Roughly twenty messages attributed to Mojtaba Khamenei since his succession have failed to convince many Iranians that he is truly exercising power.
Efforts by officials and supporters to prove his presence have often been contradictory, deepening rather than resolving the uncertainty.
A growing number of Iran analysts argue that, regardless of Mojtaba’s invisibility, Ali Khamenei has effectively been replaced by a constellation of elite networks built around family ties, wartime relationships dating back to the Iran–Iraq War, and geographic power bases in provinces such as Tehran, Isfahan, Khuzestan and Khorasan.
These networks, spanning civilian officials, senior IRGC commanders, clerics and younger ideological politicians, existed for decades but were ultimately contained by Ali Khamenei’s authority.
One example was the IRGC high command, which repeatedly shifted between officers from Khuzestan and Isfahan during Khamenei’s 38 years in power, before he appointed Hossein Salami from the Golpayegan region in April 2019 in what many saw as an attempt to contain an increasingly damaging rivalry.
The old reformist–conservative divide has largely faded. Following former President Ebrahim Raisi’s “purification” project, Iran’s political landscape is increasingly shaped by competition between what parliament speaker Mohammad Bagher Ghalibaf has described as “revolutionaries” and “super-revolutionaries.”
The shift has been so dramatic that even Hossein Shariatmadari, the outspoken editor of the hardline daily Kayhan and long seen as a symbol of uncompromising conservatism, is now warning against threats to national cohesion and criticizing hardliners opposing the agreement with the United States.
The struggle in Tehran is no longer over whether engagement with Washington is acceptable.
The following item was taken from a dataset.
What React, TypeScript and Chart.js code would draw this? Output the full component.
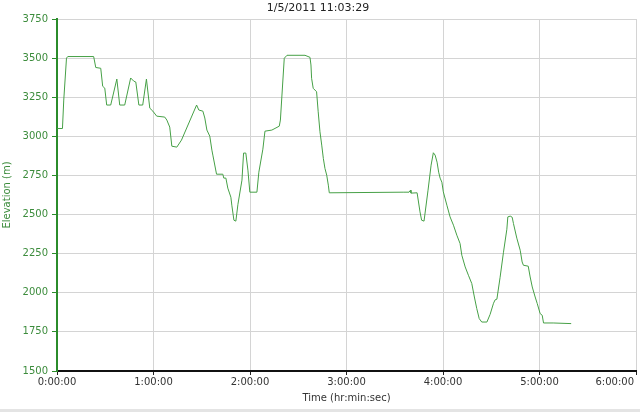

Instead, competing factions are trying to claim ownership of the decision to negotiate.
Even some hardliners who until late June accused pragmatists such as Ghalibaf and Foreign Minister Abbas Araghchi of seeking talks with “the killer of Khamenei” now argue that Iran must secure its financial interests through an understanding with Washington, even if that requires delaying decisions on parts of its nuclear program.
The most uncompromising factions inside and around the IRGC have argued that Iran’s priority should now be preserving its missile program as its remaining strategic asset.
Yet figures including MP Esmail Kowsary and Supreme National Security Council secretary Mohammad Bagher Zolghadr continue to insist Iran must also seek revenge for Khamenei’s killing.
In Mojtaba Khamenei’s continued absence, networks that once operated beneath Ali Khamenei’s centralized and uncompromising decision-making appear to be competing to define the future direction of the Islamic Republic — and to claim ownership of the very diplomatic opening many of them opposed only days earlier.